Brief
The lines from the top of the material through the line with "const fracTickText = ['0','0.2','0.4','0.6','0.8','1'];" are to be set down exactly. Leave the pictures out.

^^^^

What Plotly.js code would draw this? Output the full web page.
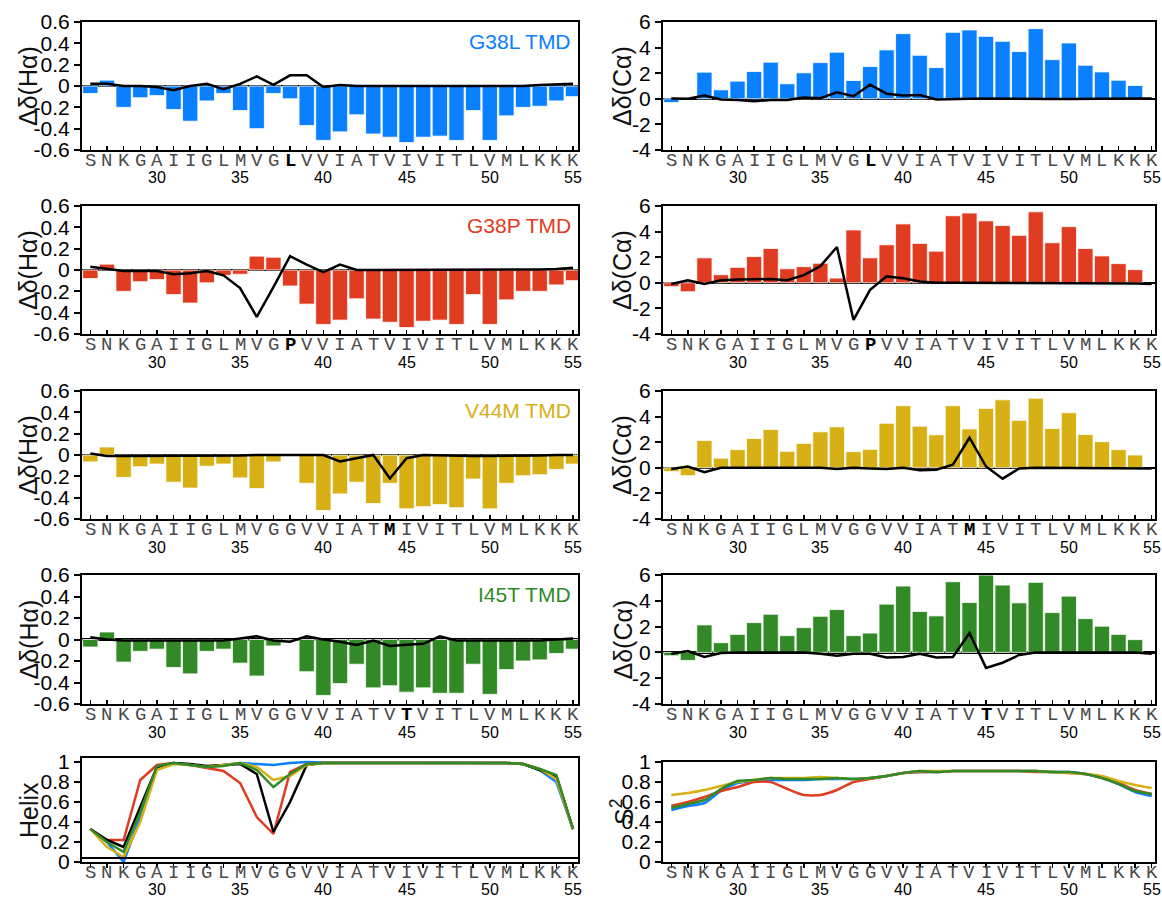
<!DOCTYPE html>
<html>
<head>
<meta charset="utf-8">
<script src="https://cdn.plot.ly/plotly-3.0.1.min.js"></script>
<style>html,body{margin:0;padding:0;background:#fff;}#chart{width:1162px;height:897px;}</style>
</head>
<body>
<div id="chart"></div>
<script>
// ---------------- DATA ----------------
const residues = [26,27,28,29,30,31,32,33,34,35,36,37,38,39,40,41,42,43,44,45,46,47,48,49,50,51,52,53,54,55];
const wtSeq = ['S','N','K','G','A','I','I','G','L','M','V','G','G','V','V','I','A','T','V','I','V','I','T','L','V','M','L','K','K','K'];
const numberTicks = [30,35,40,45,50,55];

const mutantNames = ['G38L TMD','G38P TMD','V44M TMD','I45T TMD'];
const mutantPos = [38,38,44,45];
const mutantAA = ['L','P','M','T'];

const haTickVals = [-0.6,-0.4,-0.2,0,0.2,0.4,0.6];
const haTickText = ['-0.6','-0.4','-0.2','0','0.2','0.4','0.6'];
const caTickVals = [-4,-2,0,2,4,6];
const caTickText = ['-4','-2','0','2','4','6'];
const fracTickVals = [0,0.2,0.4,0.6,0.8,1];
const fracTickText = ['0','0.2','0.4','0.6','0.8','1'];

// Δδ(Hα) bars
const haG38L = [-0.07,0.055,-0.2,-0.11,-0.09,-0.22,-0.33,-0.14,-0.07,-0.23,-0.40,-0.07,-0.12,-0.37,-0.51,-0.43,-0.27,-0.45,-0.48,-0.53,-0.48,-0.47,-0.51,-0.23,-0.51,-0.28,-0.2,-0.19,-0.14,-0.1];
const haG38P = [-0.08,0.055,-0.2,-0.11,-0.09,-0.23,-0.31,-0.12,-0.05,-0.04,0.13,0.12,-0.15,-0.32,-0.51,-0.47,-0.27,-0.46,-0.49,-0.54,-0.48,-0.47,-0.51,-0.23,-0.51,-0.28,-0.2,-0.2,-0.14,-0.1];
const haV44M = [-0.065,0.075,-0.21,-0.11,-0.085,-0.255,-0.31,-0.105,-0.085,-0.215,-0.315,-0.065,null,-0.265,-0.52,-0.365,-0.255,-0.455,-0.265,-0.505,-0.485,-0.465,-0.495,-0.225,-0.505,-0.265,-0.195,-0.185,-0.135,-0.085];
const haI45T = [-0.07,0.07,-0.21,-0.11,-0.09,-0.26,-0.32,-0.11,-0.09,-0.22,-0.34,-0.06,-0.01,-0.30,-0.52,-0.41,-0.23,-0.45,-0.43,-0.49,-0.45,-0.50,-0.50,-0.23,-0.51,-0.28,-0.2,-0.19,-0.13,-0.09];
// Δδ(Hα) black difference lines
const haLineG38L = [0.02,0.02,0,0,-0.01,-0.04,0,0.02,-0.03,0.02,0.09,0.01,0.1,0.1,-0.01,0.01,0,0,0,0,0,0,0,0,0,0,0,0.01,0.015,0.02];
const haLineG38P = [0.03,0.01,-0.01,-0.01,-0.01,-0.04,-0.03,-0.01,-0.05,-0.17,-0.44,-0.16,0.13,0.05,-0.02,0.05,0,0,0,0,0,0,0,0,0,0,0,0.005,0.01,0.02];
const haLineV44M = [0.015,-0.01,-0.01,-0.01,-0.01,-0.01,-0.01,-0.01,-0.01,-0.005,0,0,0,-0.005,0,-0.06,-0.03,0,-0.22,-0.03,0,-0.005,-0.01,-0.01,-0.01,-0.01,-0.01,-0.005,0,0];
const haLineI45T = [0.02,0,-0.01,-0.01,-0.01,-0.01,-0.01,-0.01,-0.01,0.01,0.03,-0.01,-0.02,0.03,0,-0.02,-0.05,-0.01,-0.06,-0.05,-0.04,0.03,-0.01,-0.01,-0.01,-0.01,-0.01,-0.01,0,0.01];

// Δδ(Cα) bars
const caG38L = [-0.29,null,2.08,0.7,1.38,2.13,2.86,1.17,2.03,2.83,3.64,1.43,2.52,3.82,5.09,3.4,2.44,5.19,5.38,4.88,4.49,3.69,5.48,3.06,4.36,2.62,2.1,1.45,1.04,null];
const caG38P = [-0.3,-0.7,1.95,0.63,1.21,2.05,2.68,1.1,1.26,1.53,0.37,4.13,1.95,2.97,4.6,3.08,2.47,5.24,5.45,4.84,4.47,3.71,5.55,3.13,4.39,2.68,2.1,1.5,1.03,null];
const caV44M = [-0.3,-0.62,2.14,0.75,1.42,2.29,2.99,1.29,1.91,2.81,3.2,1.26,1.44,3.48,4.85,3.25,2.58,4.85,3.04,4.64,5.31,3.71,5.44,3.07,4.3,2.6,2.04,1.42,1.0,null];
const caI45T = [-0.26,-0.62,2.13,0.75,1.4,2.31,2.96,1.3,1.92,2.8,3.32,1.3,1.5,3.74,5.14,3.17,2.83,5.48,3.87,6.0,5.22,3.84,5.43,3.09,4.36,2.62,2.03,1.4,0.99,null];
// Δδ(Cα) black difference lines
const caLineG38L = [0.02,0,0.25,-0.05,-0.1,-0.2,-0.1,-0.1,0.1,0.05,0.5,0.2,1.1,0.4,0.25,0.3,-0.05,0,0,0.02,0,0,-0.02,-0.02,-0.02,0,0.02,0,0.02,0.02];
const caLineG38P = [-0.1,0.2,-0.1,0.2,0.25,0.3,0.3,0.2,0.6,1.3,2.8,-2.9,-0.55,0.5,0.35,0.1,0,0,0,0,0,0,0,0,0,0,0,0,-0.05,-0.1];
const caLineV44M = [-0.1,0.1,-0.35,0,0,0,0,0,0,0,-0.1,0,-0.05,-0.1,0,-0.2,-0.15,0.25,2.35,0.1,-0.85,-0.05,0,0,0,0,0,0,0,-0.05];
const caLineI45T = [-0.1,0.1,-0.35,-0.05,0,0,0,0,0,-0.1,-0.25,-0.1,-0.1,-0.4,-0.35,-0.1,-0.4,-0.35,1.5,-1.2,-0.8,-0.2,0,0,0,0,0,0,0,-0.1];

// Helix propensity
const helixWT   = [0.33,0.22,0.15,0.55,0.95,0.99,0.98,0.96,0.97,0.98,0.88,0.30,0.60,0.97,0.99,0.99,0.99,0.99,0.99,0.99,0.99,0.99,0.99,0.99,0.99,0.99,0.98,0.92,0.85,0.33];
const helixG38L = [0.33,0.20,0.00,0.45,0.95,0.99,0.97,0.95,0.97,0.99,0.98,0.97,0.99,1.00,0.995,0.995,0.995,0.995,0.995,0.995,0.995,0.995,0.995,0.995,0.995,0.99,0.98,0.92,0.80,0.33];
const helixG38P = [0.33,0.22,0.22,0.82,0.97,0.99,0.97,0.94,0.91,0.79,0.45,0.28,0.90,0.98,0.99,0.99,0.99,0.99,0.99,0.99,0.99,0.99,0.99,0.99,0.99,0.99,0.98,0.93,0.86,0.33];
const helixV44M = [0.33,0.15,0.05,0.40,0.92,0.98,0.97,0.95,0.97,0.99,0.95,0.82,0.86,0.97,0.99,0.99,0.99,0.99,0.99,0.99,0.99,0.99,0.99,0.99,0.99,0.99,0.98,0.93,0.83,0.33];
const helixI45T = [0.33,0.20,0.10,0.50,0.96,0.99,0.97,0.95,0.96,0.99,0.92,0.75,0.88,0.98,0.99,0.99,0.99,0.99,0.99,0.99,0.99,0.99,0.99,0.99,0.99,0.99,0.98,0.93,0.87,0.33];

// Order parameter S²
const s2G38L = [0.52,0.56,0.59,0.71,0.79,0.81,0.82,0.82,0.82,0.83,0.83,0.83,0.84,0.86,0.89,0.90,0.90,0.91,0.91,0.91,0.91,0.91,0.91,0.90,0.90,0.88,0.84,0.78,0.70,0.66];
const s2G38P = [0.56,0.60,0.65,0.71,0.75,0.80,0.80,0.73,0.67,0.67,0.72,0.80,0.83,0.86,0.89,0.90,0.90,0.91,0.91,0.91,0.91,0.91,0.90,0.90,0.89,0.88,0.84,0.79,0.72,0.68];
const s2V44M = [0.67,0.69,0.72,0.76,0.80,0.82,0.84,0.84,0.84,0.85,0.84,0.83,0.84,0.86,0.89,0.91,0.91,0.91,0.91,0.91,0.91,0.91,0.91,0.90,0.89,0.88,0.86,0.81,0.77,0.74];
const s2I45T = [0.54,0.58,0.62,0.73,0.81,0.82,0.84,0.83,0.83,0.83,0.84,0.83,0.84,0.86,0.89,0.91,0.90,0.91,0.91,0.91,0.91,0.91,0.91,0.90,0.90,0.88,0.84,0.78,0.71,0.68];

const mutantColors = ['#0a80ff','#e03c22','#d6b014','#318a26'];

// ---------------- LAYOUT ----------------
const W = 1162, H = 897;
const colPx = [[82,578],[663,1155]];
const rowPx = [[22,150],[206,334],[391,519],[575,704],[758,862],[762,862]];
const fx = px => px / W;
const fy = px => 1 - px / H;

const haBars = [haG38L, haG38P, haV44M, haI45T];
const haLines = [haLineG38L, haLineG38P, haLineV44M, haLineI45T];
const caBars = [caG38L, caG38P, caV44M, caI45T];
const caLines = [caLineG38L, caLineG38P, caLineV44M, caLineI45T];

const traces = [];
const layout = {
  width: W, height: H,
  margin: {l:0, r:0, t:0, b:0},
  paper_bgcolor: '#fff', plot_bgcolor: '#fff',
  showlegend: false, bargap: 0.08,
  font: {family: 'Liberation Sans, Arial, sans-serif', color: '#000'},
  annotations: [], shapes: []
};

function letterText(row) {
  return wtSeq.map((l, i) => (row < 4 && residues[i] === mutantPos[row])
    ? '<b>' + mutantAA[row] + '</b>' : l);
}

function addAxes(k, row, col, yRange, yVals, yText, zero, topPx, botPx) {
  const xk = k === 1 ? 'xaxis' : 'xaxis' + k;
  const yk = k === 1 ? 'yaxis' : 'yaxis' + k;
  const xref = k === 1 ? 'x' : 'x' + k;
  const xr = col === 0 ? [25.5, 55.3] : [25.5, 55.2];
  layout[xk] = {
    domain: [fx(colPx[col][0]), fx(colPx[col][1])],
    anchor: k === 1 ? 'y' : 'y' + k,
    range: xr, fixedrange: true,
    tickmode: 'array', tickvals: residues, showticklabels: false,
    ticks: row === 4 ? 'outside' : 'inside', ticklen: 4, tickwidth: 1.5, tickcolor: '#000',
    showline: true, linecolor: '#000', linewidth: 2, mirror: true,
    showgrid: false, zeroline: false
  };
  layout[yk] = {
    domain: [fy(botPx), fy(topPx)],
    anchor: k === 1 ? 'x' : 'x' + k,
    range: yRange, fixedrange: true,
    tickmode: 'array', tickvals: yVals, ticktext: yText,
    ticks: 'outside', ticklen: 6, tickwidth: 2, tickcolor: '#000',
    tickfont: {family: 'Liberation Sans, Arial, sans-serif', size: 21, color: '#000'},
    showline: true, linecolor: '#000', linewidth: 2, mirror: true,
    showgrid: false,
    zeroline: zero, zerolinecolor: '#000', zerolinewidth: 2.5
  };
  // residue letters (category tick labels)
  const letters = letterText(row);
  residues.forEach((r, i) => {
    const isMut = letters[i].indexOf('<b>') === 0;
    layout.annotations.push({
      xref: xref, yref: 'paper', x: r, y: fy(botPx + 11),
      text: letters[i], showarrow: false, xanchor: 'center', yanchor: 'middle',
      font: {family: 'Liberation Mono, Courier New, monospace', size: 19, color: isMut ? '#000' : '#4a4a4a'}
    });
  });
  // residue numbers
  numberTicks.forEach(v => layout.annotations.push({
    xref: xref, yref: 'paper', x: v, y: fy(botPx + (row === 4 ? 27 : 28)),
    text: String(v), showarrow: false, xanchor: 'center', yanchor: 'middle',
    font: {family: 'Liberation Sans, Arial, sans-serif', size: 16, color: '#000'}
  }));
}

function yTitle(text, xpx, topPx, botPx) {
  layout.annotations.push({
    xref: 'paper', yref: 'paper', x: fx(xpx), y: fy((topPx + botPx) / 2),
    text: text, showarrow: false, textangle: -90, xanchor: 'center', yanchor: 'middle',
    font: {family: 'Liberation Sans, Arial, sans-serif', size: 25, color: '#111'}
  });
}

for (let m = 0; m < 4; m++) {
  const [t, b] = rowPx[m];
  const kL = 2 * m + 1, kR = 2 * m + 2;
  const xL = kL === 1 ? 'x' : 'x' + kL, yL = kL === 1 ? 'y' : 'y' + kL;
  const xR = 'x' + kR, yR = 'y' + kR;
  addAxes(kL, m, 0, [-0.6, 0.6], haTickVals, haTickText, true, t, b);
  addAxes(kR, m, 1, [-4, 6], caTickVals, caTickText, true, t, b);
  traces.push({type: 'bar', x: residues, y: haBars[m], xaxis: xL, yaxis: yL,
    marker: {color: mutantColors[m], line: {color: 'rgba(255,255,255,0.8)', width: 1}}});
  traces.push({type: 'scatter', mode: 'lines', x: residues, y: haLines[m], xaxis: xL, yaxis: yL,
    line: {color: '#000', width: 2.5}});
  traces.push({type: 'bar', x: residues, y: caBars[m], xaxis: xR, yaxis: yR,
    marker: {color: mutantColors[m], line: {color: 'rgba(255,255,255,0.8)', width: 1}}});
  traces.push({type: 'scatter', mode: 'lines', x: residues, y: caLines[m], xaxis: xR, yaxis: yR,
    line: {color: '#000', width: 2.5}});
  yTitle('Δδ(Hα)', 28, t, b);
  yTitle('Δδ(Cα)', 622, t, b);
  layout.annotations.push({
    xref: 'paper', yref: 'paper', x: fx(colPx[0][1] - 5), y: fy(t + 19),
    text: mutantNames[m], showarrow: false, xanchor: 'right', yanchor: 'middle',
    font: {family: 'Liberation Sans, Arial, sans-serif', size: 21, color: mutantColors[m]}
  });
}

// bottom row
addAxes(9, 4, 0, [0, 1.04], fracTickVals, fracTickText, false, rowPx[4][0], rowPx[4][1]);
addAxes(10, 4, 1, [0, 1], fracTickVals, fracTickText, false, rowPx[5][0], rowPx[5][1]);
yTitle('Helix', 29, rowPx[4][0], rowPx[4][1]);
yTitle('S<sup>2</sup>', 622, rowPx[5][0], rowPx[5][1]);
layout.shapes.push({type: 'line', xref: 'paper', yref: 'y9', x0: fx(colPx[0][0]), x1: fx(colPx[0][1]),
  y0: 0.04, y1: 0.04, line: {color: '#000', width: 2}});

const helixSeries = [helixG38L, helixG38P, helixWT, helixV44M, helixI45T];
const helixColors = [mutantColors[0], mutantColors[1], '#000', mutantColors[2], mutantColors[3]];
helixSeries.forEach((s, i) => traces.push({type: 'scatter', mode: 'lines', x: residues, y: s,
  xaxis: 'x9', yaxis: 'y9', line: {color: helixColors[i], width: 2.5}}));

const s2Series = [s2G38L, s2G38P, s2V44M, s2I45T];
s2Series.forEach((s, i) => traces.push({type: 'scatter', mode: 'lines', x: residues, y: s,
  xaxis: 'x10', yaxis: 'y10', line: {color: mutantColors[i], width: 2.5, shape: 'spline', smoothing: 0.6}}));

Plotly.newPlot('chart', traces, layout, {staticPlot: true, displayModeBar: false});
</script>
</body>
</html>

^^^^

Exercise output
What Plotly.js code would draw this? Output the full web page.
<!DOCTYPE html>
<html>
<head>
<meta charset="utf-8">
<script src="https://cdn.plot.ly/plotly-3.0.1.min.js"></script>
<style>html,body{margin:0;padding:0;background:#fff;}#chart{width:1162px;height:897px;}</style>
</head>
<body>
<div id="chart"></div>
<script>
// ---------------- DATA ----------------
const residues = [26,27,28,29,30,31,32,33,34,35,36,37,38,39,40,41,42,43,44,45,46,47,48,49,50,51,52,53,54,55];
const wtSeq = ['S','N','K','G','A','I','I','G','L','M','V','G','G','V','V','I','A','T','V','I','V','I','T','L','V','M','L','K','K','K'];
const numberTicks = [30,35,40,45,50,55];

const mutantNames = ['G38L TMD','G38P TMD','V44M TMD','I45T TMD'];
const mutantPos = [38,38,44,45];
const mutantAA = ['L','P','M','T'];

const haTickVals = [-0.6,-0.4,-0.2,0,0.2,0.4,0.6];
const haTickText = ['-0.6','-0.4','-0.2','0','0.2','0.4','0.6'];
const caTickVals = [-4,-2,0,2,4,6];
const caTickText = ['-4','-2','0','2','4','6'];
const fracTickVals = [0,0.2,0.4,0.6,0.8,1];
const fracTickText = ['0','0.2','0.4','0.6','0.8','1'];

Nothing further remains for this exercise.